I have only had experience with II but there have been times that I wish I could explore the RCI equivalent of II's Getaways.  Is it called Last Call?

So can you join without owning an RCI week?  If not, what would people suggest for getting my feet wet with RCI?

Jan


----------



## Timeshare Von

jancurious said:


> I have only had experience with II but there have been times that I wish I could explore the RCI equivalent of II's Getaways.  Is it called Last Call?
> 
> So can you join without owning an RCI week?  If not, what would people suggest for getting my feet wet with RCI?
> 
> Jan



Are Last Calls and Extra Vacations really worth the membership fee to you?  (They would probably also charge you their rather steep initiation fee.)  I don't know that using their Last Call/Extra Vacation weeks is really "getting your feet wet with RCI" as they are really supposed to be an exchange company and not a rental firm . . . so you wouldn't really be sampling their key product/service line.

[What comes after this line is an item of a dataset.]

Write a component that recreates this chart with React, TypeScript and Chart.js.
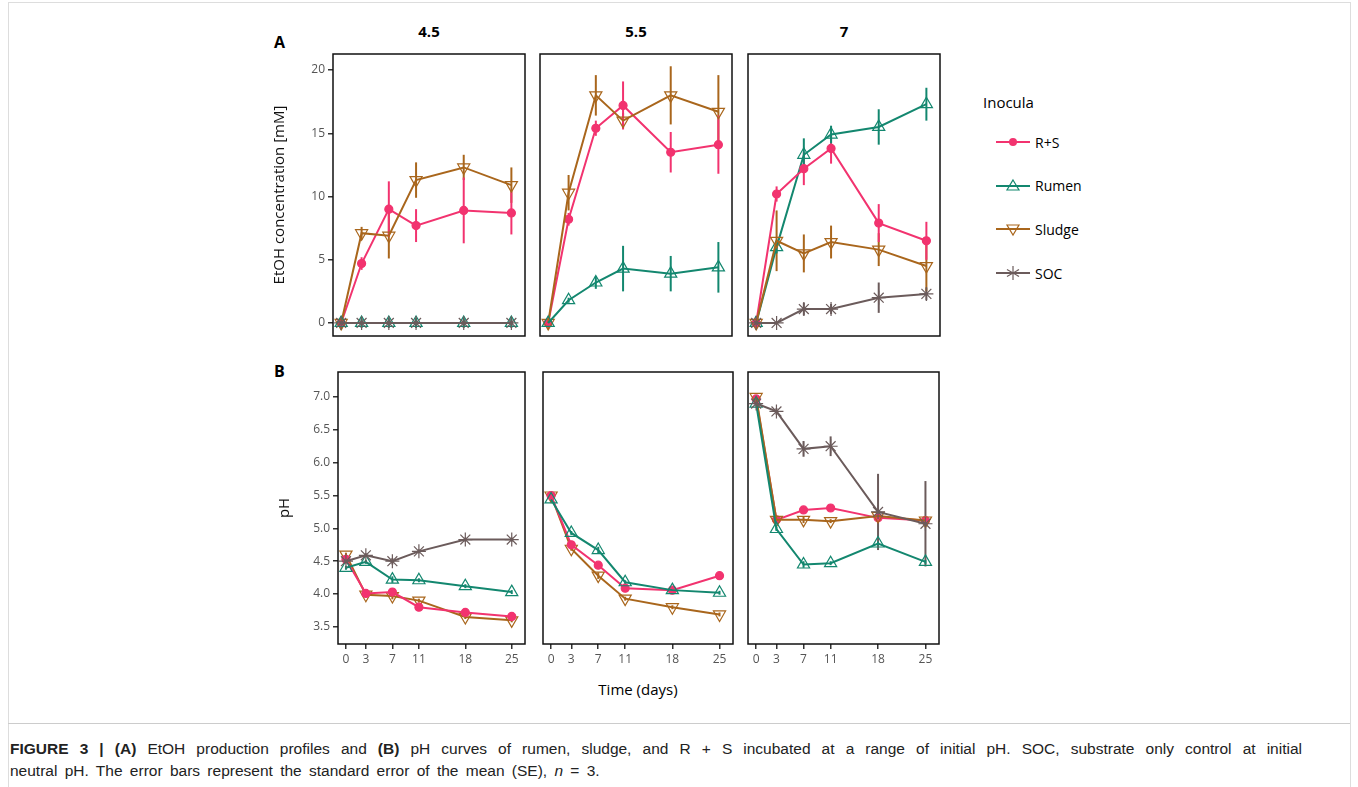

With that being said, it's as easy as calling their toll free number and asking.  Their number is 1-800-338-7777.

Yvonne


----------



## blr666

I joined RCI also just to check out the Last Call and Extra Vacations.  Somehow, all the West Coast Last Call suddenly disappeared after I joined.  Also, you can't do a search without having a deposit (like II), so I can't search.  The Extra Vacations are expensive and not a good deal.


----------



## JLB

Maybe I didn't read thoroughly enough, but I don't see the answer given, which is Yes.

An RCI member can sign up a non-owner non-member so that that person can book their own Last Calls and Extra Vacations.  I believe the figure I saw was $149 for 3 years.

And yes, for some that would be a good deal, as I look at EVs and LCs frequently. Just yesterday I saw some very nice, Spring, lake and golf resorts on both of them.  Either would have been less expensive than owning.  I also saw Fairfield Nashville.

But, naturally, you can't get the good stuff at the time that everyone else wants the good stuff, nor would you deserve to be able to get it, IMHO.  (heck, even owner/members can't get the good stuff at the time everyone else wants the good stuff )

Of course, in the _Olde Days_, EVs (Bonus Vacations or Escapes were all a good deal).  Now some are and some aren't.  To say they *all *aren't is misleading.

Sure, a $500, or $800, EV is not like it used to be, but it *is* less expensive than buying and paying fees, in many/most cases.
- - - - - -
Also, an RCI member that sells all of their weeks or points can continue their membership in order to use EVs and LCs.
- - - - - -
What better way to access RCI rentals!


----------